What do The Iron Giant, The Incredibles, Ratatouille and the upcoming fourth Mission: Impossible – Ghost Protocol all have in common? Brad Bird was the creative force who directed all of these incredible films. Mission: Impossible – Ghost Protocol, already being considered the best of the franchise, will be in cinemas Wednesday Dec. 21, 2011 (watch the trailer), and will be Mr. Bird’s first time directing a live-action film.
The Iron Giant (1999) was a Warner Bros. animated film, whose anti-war story with a loveable robot and boy friendship at its center, was widely considered a masterpiece and made with half the budget of a Disney animated film. Unfortunately the movie went widely unnoticed because Warner Bros. did not promote the film as much as they should have and many of the people involved, including Brad Bird, felt let down by the studio for not promoting a film whose story many thought was superior to the films of the bigger animation studios.
The film’s powerful emotional and heart felt story won over many fans that heard about it through word of mouth and it eventually became a classic of animation. Even people in the industry working for competing studios noticed the excellence on display and admitted that The Iron Giant was one of their favorite films.

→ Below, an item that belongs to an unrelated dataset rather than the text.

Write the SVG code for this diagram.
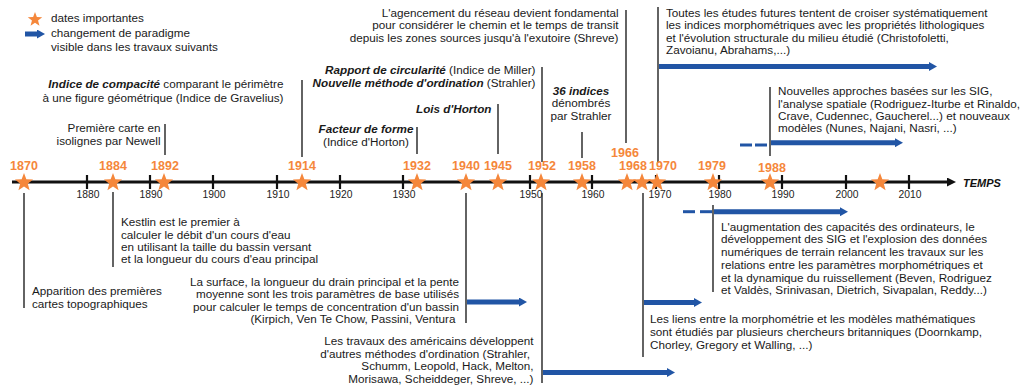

John Lasseter, the head of Pixar, and a good friend of Brad Bird from the days when they both attended a Cal Arts character animation school in 1976, which was Disney’s brainchild, decided after seeing The Iron Giant and hearing his idea for a new project, that Brad would be a great person to have at Pixar Animation, who were now working on Toy Story 2 (1999), and Monster’s Inc. (2001).
So in 2000, after reconnecting with each other, Brad was hired by Pixar to start work on his idea for a new super-hero story that he had been working on years before. The Incredibles (2004) was a story about a super-hero family forced to live in hiding after being outlawed by society, who sees them as a menace. Most of the story had already been developed by Brad Bird when he joined Pixar and the movie went on to become one of Pixar’s most beloved films. Critics loved it, praising Brad Bird for giving a new freshness to the super-hero genre and calling it the smartest and most enjoyable for the whole family of all the Pixar films so far. The Incredibles won the Academy Award for best animated feature giving Pixar its second win in that category.
At about the same time as The Incredibles was being made someone else at Pixar, Jan Pinkava, came up with the idea of a rat who aspired to become a gourmet chef in Paris. The idea was so bold and risky that only one man could do it justice. Pixar approached Brad Bird again to direct a film called Ratatouille (2007).
Ratatouille set another high-water mark for animation at the innovative San Francisco based studio and became an instant classic, going on to win another Academy Award for best animated feature and Brad Bird was nominated for best original screenplay. He even topped himself with Ratatouille, which is hard to believe considering his unsurpassed work to this point. Brad has always been a talented animator and director but he has really flourished at Pixar, doing some of his most brilliant work there.
The inspiring theme that seems to run through all his movies is that no matter whom you are or where you come from or what you are born into, you can choose to be what you desire most. Whether you’re a military weapon doomed to a life of destruction, or a super-hero family forced to live an ordinary life, or even a rat living off garbage aspiring to be a chef. All these characters made the choice to follow their passion no matter what their circumstances.
It should be very interesting, to say the least, to see how he does with his first live-action movie; Mission: Impossible – Ghost Protocol (2011). Watch for it coming Wednesday Dec. 21, 2011.